Institutional bottlenecks have caused shortages in drugs, machinery and supplies at public hospitals in recent months.
The government has made urgent decisions to ‘rescue’ the healthcare sector. However, problems that have existed for a long time are still causing serious consequences.
In 2021, when the Covid-19 pandemic broke out, the shortage of drugs, machines, chemicals and medical biological products became more serious at public medical establishments. Hospital leaders complained, but it has not been settled.
According to the Ministry of Health (MOH), reports from 34 local Departments of Health, 21 central public hospitals and two hospitals belonging to medical universities show that 40 of 55 health departments and central hospitals lack medicines.

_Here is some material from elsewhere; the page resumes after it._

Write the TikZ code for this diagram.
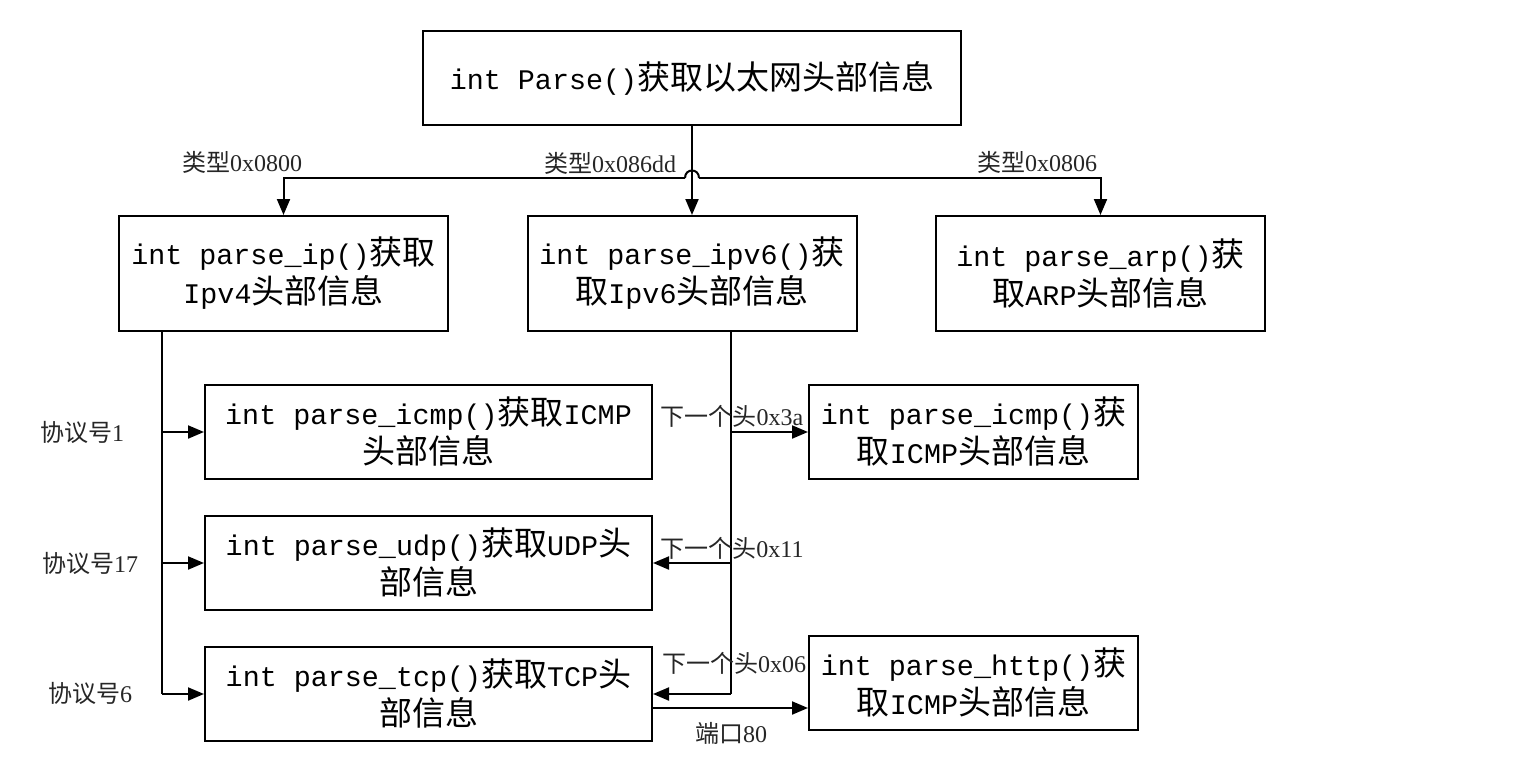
\documentclass[tikz,border=0pt]{standalone}
\usepackage{fontspec}
\setmainfont{Liberation Serif}
\newfontfamily\zhf{Noto Sans CJK SC}
\newfontfamily\monof{Liberation Mono}[Scale=0.86]
\newcommand\zh[1]{{\zhf #1}}
\usetikzlibrary{arrows.meta}
\tikzset{
 box/.style={draw, line width=2pt, align=center, font=\fontsize{33}{39}\selectfont\monof, inner sep=0pt},
 wbox/.style={box, minimum width=447pt, minimum height=94pt},
 nbox/.style={box, minimum width=329pt, minimum height=94pt},
 tbox/.style={box, minimum width=329pt, minimum height=115pt},
 lbl/.style={font=\fontsize{24}{28}\selectfont, inner sep=0pt, text=black!85},
 conn/.style={line width=2pt},
 arr/.style={conn, -{Triangle[length=16pt,width=13pt]}},
}
\begin{document}
\begin{tikzpicture}[x=1pt,y=-1pt]
\useasboundingbox[fill=white] (0,0) rectangle (1516,784);
% boxes
\node[box, minimum width=538pt, minimum height=94pt] (parse) at (692,78) {int Parse()\zh{获取以太网头部信息}};
\node[tbox] (ip) at (283.5,273.5) {int parse\_ip()\zh{获取}\\Ipv4\zh{头部信息}};
\node[tbox] (ipv6) at (692,273.5) {int parse\_ipv6()\zh{获}\\\zh{取}Ipv6\zh{头部信息}};
\node[tbox] (arp) at (1100.5,273.5) {int parse\_arp()\zh{获}\\\zh{取}ARP\zh{头部信息}};
\node[wbox] (icmp) at (428.5,432) {int parse\_icmp()\zh{获取}ICMP\\\zh{头部信息}};
\node[wbox] (udp) at (428.5,563) {int parse\_udp()\zh{获取}UDP\zh{头}\\\zh{部信息}};
\node[wbox] (tcp) at (428.5,694) {int parse\_tcp()\zh{获取}TCP\zh{头}\\\zh{部信息}};
\node[nbox] (icmp6) at (973.5,432) {int parse\_icmp()\zh{获}\\\zh{取}ICMP\zh{头部信息}};
\node[nbox] (http) at (973.5,683) {int parse\_http()\zh{获}\\\zh{取}ICMP\zh{头部信息}};
% top bus with hop
\coordinate (hopL) at (685,178);
\coordinate (hopR) at (699,178);
\draw[arr] (parse.south) -- (ipv6.north);
\draw[arr] (hopL) -| (ip.north);
\draw[arr] (hopR) -| (arp.north);
\draw[conn] (hopL) .. controls (685,168) and (699,168) .. (hopR);
% left bus
\coordinate (lb) at (162,694);
\draw[conn] (ip.south -| lb) -- (lb);
\draw[arr] (icmp.west -| lb) -- (icmp.west);
\draw[arr] (udp.west -| lb) -- (udp.west);
\draw[arr] (lb) -- (tcp.west);
% right bus
\coordinate (rb) at (731,694);
\draw[conn] (ipv6.south -| rb) -- (rb);
\draw[arr] (icmp6.west -| rb) -- (icmp6.west);
\draw[arr] (udp.east -| rb) -- (udp.east);
\draw[arr] (rb) -- (tcp.east);
% tcp -> http
\coordinate (tp) at ([yshift=-14pt]tcp.east);
\draw[arr] (tp) -- (tp -| http.west);
% labels
\node[lbl] (l1) at (242,162) {\zh{类型}0x0800};
\node[lbl] (l2) at (610,163) {\zh{类型}0x086dd};
\node[lbl] (l3) at (1037,162) {\zh{类型}0x0806};
\node[lbl] (l4) at (82,432) {\zh{协议号}1};
\node[lbl] (l5) at (90,563) {\zh{协议号}17};
\node[lbl] (l6) at (90,693) {\zh{协议号}6};
\node[lbl] (l7) at (732,416) {\zh{下一个头}0x3a};
\node[lbl] (l8) at (732,548) {\zh{下一个头}0x11};
\node[lbl] (l9) at (734,663) {\zh{下一个头}0x06};
\node[lbl] (l10) at (731,733) {\zh{端口}80};
\end{tikzpicture}
\end{document}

The medicines include antibiotics used to treat critically ill patients, narcotic drugs, psychotropic drugs, cardiovascular drugs, antihypertensive drugs, anti-dengue drugs, ophthalmic drugs and traditional medicine.

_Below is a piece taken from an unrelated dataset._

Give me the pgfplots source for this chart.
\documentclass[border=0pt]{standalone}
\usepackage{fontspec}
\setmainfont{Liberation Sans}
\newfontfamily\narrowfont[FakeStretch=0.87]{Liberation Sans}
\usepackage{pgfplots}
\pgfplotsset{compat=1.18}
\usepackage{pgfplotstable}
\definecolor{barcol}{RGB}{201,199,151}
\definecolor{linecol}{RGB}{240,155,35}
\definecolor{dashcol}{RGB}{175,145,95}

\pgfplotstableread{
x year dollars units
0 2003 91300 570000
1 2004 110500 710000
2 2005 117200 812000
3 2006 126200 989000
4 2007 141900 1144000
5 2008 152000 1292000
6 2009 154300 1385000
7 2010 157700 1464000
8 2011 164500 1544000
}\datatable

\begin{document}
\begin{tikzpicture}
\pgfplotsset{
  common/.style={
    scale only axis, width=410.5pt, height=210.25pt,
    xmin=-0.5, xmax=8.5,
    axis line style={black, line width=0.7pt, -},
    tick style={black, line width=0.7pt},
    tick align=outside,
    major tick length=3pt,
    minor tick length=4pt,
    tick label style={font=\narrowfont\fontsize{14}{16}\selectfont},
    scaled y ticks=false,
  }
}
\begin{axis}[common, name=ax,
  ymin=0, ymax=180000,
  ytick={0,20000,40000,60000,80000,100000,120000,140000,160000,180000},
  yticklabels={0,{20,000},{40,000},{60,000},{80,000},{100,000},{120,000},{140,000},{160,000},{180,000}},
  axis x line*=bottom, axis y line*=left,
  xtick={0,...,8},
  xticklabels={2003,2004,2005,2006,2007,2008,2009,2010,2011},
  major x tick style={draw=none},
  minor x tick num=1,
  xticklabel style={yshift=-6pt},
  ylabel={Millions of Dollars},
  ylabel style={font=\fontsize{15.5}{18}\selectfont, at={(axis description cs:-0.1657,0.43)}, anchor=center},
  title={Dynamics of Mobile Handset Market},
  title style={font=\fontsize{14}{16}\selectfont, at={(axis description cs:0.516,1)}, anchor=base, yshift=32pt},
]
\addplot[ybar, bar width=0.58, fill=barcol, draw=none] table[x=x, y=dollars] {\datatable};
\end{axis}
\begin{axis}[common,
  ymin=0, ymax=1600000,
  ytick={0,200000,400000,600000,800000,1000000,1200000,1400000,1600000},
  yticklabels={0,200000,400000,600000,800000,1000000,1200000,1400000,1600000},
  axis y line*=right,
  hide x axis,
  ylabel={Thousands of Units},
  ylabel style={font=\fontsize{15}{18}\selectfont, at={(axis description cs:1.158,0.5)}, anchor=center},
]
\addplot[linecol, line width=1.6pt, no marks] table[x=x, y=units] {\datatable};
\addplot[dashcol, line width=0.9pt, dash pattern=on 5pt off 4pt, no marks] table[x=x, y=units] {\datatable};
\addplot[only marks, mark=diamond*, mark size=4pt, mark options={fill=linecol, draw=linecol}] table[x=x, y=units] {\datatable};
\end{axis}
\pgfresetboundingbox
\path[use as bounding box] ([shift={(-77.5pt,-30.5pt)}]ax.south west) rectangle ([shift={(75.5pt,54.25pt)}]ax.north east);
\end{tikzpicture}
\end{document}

Reporting to the National Assembly's supervisory delegation in August 2022, MOH said the major reason behind the drug and medical material shortage was the officials’ fear of violating laws. They dare not make procurement deals because they fear they may break the law and face lawsuits.

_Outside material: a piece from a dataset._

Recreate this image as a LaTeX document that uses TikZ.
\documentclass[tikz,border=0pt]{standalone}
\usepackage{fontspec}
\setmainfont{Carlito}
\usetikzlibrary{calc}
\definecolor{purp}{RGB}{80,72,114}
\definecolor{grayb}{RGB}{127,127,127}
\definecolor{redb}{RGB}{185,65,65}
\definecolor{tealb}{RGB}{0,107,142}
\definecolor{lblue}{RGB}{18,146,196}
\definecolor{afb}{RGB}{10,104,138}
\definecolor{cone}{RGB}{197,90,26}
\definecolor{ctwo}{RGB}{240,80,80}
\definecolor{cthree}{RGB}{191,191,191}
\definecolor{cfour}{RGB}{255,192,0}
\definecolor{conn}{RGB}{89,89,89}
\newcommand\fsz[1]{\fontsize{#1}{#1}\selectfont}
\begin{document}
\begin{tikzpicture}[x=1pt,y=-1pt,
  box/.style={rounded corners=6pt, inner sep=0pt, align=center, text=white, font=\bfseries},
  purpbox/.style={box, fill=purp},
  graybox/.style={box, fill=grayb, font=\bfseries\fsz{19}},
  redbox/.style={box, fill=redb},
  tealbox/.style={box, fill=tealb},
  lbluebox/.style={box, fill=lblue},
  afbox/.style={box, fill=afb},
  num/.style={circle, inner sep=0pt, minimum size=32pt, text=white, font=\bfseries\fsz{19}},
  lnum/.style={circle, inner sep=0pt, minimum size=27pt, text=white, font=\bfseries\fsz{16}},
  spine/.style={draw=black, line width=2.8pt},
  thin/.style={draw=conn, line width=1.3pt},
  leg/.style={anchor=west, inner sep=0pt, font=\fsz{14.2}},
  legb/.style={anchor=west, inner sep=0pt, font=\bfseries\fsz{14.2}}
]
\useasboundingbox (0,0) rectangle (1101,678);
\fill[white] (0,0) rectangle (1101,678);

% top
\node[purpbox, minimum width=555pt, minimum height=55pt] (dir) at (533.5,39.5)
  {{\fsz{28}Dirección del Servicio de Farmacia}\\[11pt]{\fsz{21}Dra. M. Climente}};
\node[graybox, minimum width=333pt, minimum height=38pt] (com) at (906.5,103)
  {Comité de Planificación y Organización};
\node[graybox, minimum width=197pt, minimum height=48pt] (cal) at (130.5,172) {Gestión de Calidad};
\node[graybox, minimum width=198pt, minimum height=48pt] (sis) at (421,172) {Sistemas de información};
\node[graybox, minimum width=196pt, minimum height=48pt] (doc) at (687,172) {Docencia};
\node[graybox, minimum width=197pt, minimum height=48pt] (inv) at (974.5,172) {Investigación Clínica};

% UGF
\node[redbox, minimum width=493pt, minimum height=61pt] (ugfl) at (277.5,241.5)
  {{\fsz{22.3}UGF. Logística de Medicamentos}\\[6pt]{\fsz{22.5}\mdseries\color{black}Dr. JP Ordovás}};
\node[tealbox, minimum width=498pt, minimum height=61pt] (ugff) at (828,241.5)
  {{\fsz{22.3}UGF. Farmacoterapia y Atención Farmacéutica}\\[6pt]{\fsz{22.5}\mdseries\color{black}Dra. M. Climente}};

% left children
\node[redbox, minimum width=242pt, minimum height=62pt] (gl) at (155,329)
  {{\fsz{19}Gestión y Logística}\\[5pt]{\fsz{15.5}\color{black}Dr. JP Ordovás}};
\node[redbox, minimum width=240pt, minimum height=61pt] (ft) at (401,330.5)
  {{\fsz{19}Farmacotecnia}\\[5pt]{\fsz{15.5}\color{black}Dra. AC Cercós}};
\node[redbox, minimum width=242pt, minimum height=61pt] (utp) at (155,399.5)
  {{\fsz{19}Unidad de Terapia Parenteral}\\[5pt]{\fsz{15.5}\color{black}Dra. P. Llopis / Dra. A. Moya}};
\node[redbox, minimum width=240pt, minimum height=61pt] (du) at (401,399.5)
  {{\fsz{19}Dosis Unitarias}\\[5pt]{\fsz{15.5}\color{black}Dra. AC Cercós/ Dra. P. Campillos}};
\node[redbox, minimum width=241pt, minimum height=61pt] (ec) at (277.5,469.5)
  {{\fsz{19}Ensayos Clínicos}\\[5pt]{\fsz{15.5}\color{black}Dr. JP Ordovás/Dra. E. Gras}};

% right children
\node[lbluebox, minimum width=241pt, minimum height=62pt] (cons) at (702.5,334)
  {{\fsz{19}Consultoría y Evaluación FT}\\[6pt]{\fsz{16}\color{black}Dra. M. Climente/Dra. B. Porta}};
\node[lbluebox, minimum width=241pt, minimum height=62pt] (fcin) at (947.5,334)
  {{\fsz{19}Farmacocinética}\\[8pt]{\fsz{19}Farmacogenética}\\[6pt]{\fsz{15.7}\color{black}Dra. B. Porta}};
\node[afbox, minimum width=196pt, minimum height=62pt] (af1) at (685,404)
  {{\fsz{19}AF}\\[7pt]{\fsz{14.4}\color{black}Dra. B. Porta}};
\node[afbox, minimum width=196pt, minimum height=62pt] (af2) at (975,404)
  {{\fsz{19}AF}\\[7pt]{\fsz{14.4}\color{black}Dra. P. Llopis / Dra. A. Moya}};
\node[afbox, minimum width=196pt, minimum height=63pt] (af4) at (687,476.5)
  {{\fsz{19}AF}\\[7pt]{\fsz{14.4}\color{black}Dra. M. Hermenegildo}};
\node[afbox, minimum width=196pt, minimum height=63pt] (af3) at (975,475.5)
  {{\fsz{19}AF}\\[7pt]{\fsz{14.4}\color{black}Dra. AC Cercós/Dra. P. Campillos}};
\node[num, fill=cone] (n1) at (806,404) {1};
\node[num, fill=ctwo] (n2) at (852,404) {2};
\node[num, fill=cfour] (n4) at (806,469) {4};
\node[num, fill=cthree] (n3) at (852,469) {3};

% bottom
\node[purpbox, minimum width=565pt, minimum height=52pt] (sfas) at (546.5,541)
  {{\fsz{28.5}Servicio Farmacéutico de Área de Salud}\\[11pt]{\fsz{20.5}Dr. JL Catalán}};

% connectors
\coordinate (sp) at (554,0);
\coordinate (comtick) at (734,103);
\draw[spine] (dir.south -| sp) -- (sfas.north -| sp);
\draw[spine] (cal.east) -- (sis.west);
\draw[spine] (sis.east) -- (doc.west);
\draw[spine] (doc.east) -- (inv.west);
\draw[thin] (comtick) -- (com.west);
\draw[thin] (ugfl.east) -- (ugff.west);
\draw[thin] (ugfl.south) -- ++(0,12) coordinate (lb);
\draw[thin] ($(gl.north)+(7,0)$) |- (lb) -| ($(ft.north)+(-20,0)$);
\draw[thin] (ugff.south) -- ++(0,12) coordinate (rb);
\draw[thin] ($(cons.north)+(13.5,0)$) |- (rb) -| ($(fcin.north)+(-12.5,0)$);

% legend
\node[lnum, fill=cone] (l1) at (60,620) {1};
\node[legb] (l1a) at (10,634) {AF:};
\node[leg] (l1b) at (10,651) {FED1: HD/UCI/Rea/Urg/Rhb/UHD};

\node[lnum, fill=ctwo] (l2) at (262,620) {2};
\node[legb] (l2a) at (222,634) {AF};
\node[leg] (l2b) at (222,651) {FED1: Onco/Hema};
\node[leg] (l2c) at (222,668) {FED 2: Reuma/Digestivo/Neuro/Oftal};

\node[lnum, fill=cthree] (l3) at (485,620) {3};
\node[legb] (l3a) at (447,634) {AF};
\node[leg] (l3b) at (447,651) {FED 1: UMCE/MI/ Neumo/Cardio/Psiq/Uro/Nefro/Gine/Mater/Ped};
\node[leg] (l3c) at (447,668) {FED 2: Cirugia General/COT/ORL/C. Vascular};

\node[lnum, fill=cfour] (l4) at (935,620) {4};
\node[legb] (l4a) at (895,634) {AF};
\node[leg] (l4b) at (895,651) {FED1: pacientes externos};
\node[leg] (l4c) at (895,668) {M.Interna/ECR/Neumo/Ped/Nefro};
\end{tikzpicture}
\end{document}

As a result, patients who use public health services or have health insurance policies have had to spend their own money to buy drugs.
Meanwhile, special hospitals at national levels such as Vietnam-Germany Friendship Hospital, Bach Mai and Cho Ray have had to restrict the numbers of patients they receive.
Many local newspapers have rung the alarm bell over the lack of drugs, machinery, and materials and biological products at public hospitals, pointing out that the problem lies in unreasonable regulations.
As legal documents and regulations are inadequate and impractical and overlap, public medical establishments cannot implement them.
Some hospital leaders would rather cancel procurement deals than face the risk of being prosecuted for violating laws on bidding.
Some questions remain unanswered. How did the same public hospitals and physicians obtain enough medical equipment and drugs in the past, but cannot now?
Why did the same public hospitals and physicians allow the drug shortage to occur on such a large scale? Should the blame be put on the management scheme, or human greed?
Over the past decade, management philosophy has been associated with "building a constructive government". This is the core point of view that paves the way for the country to develop.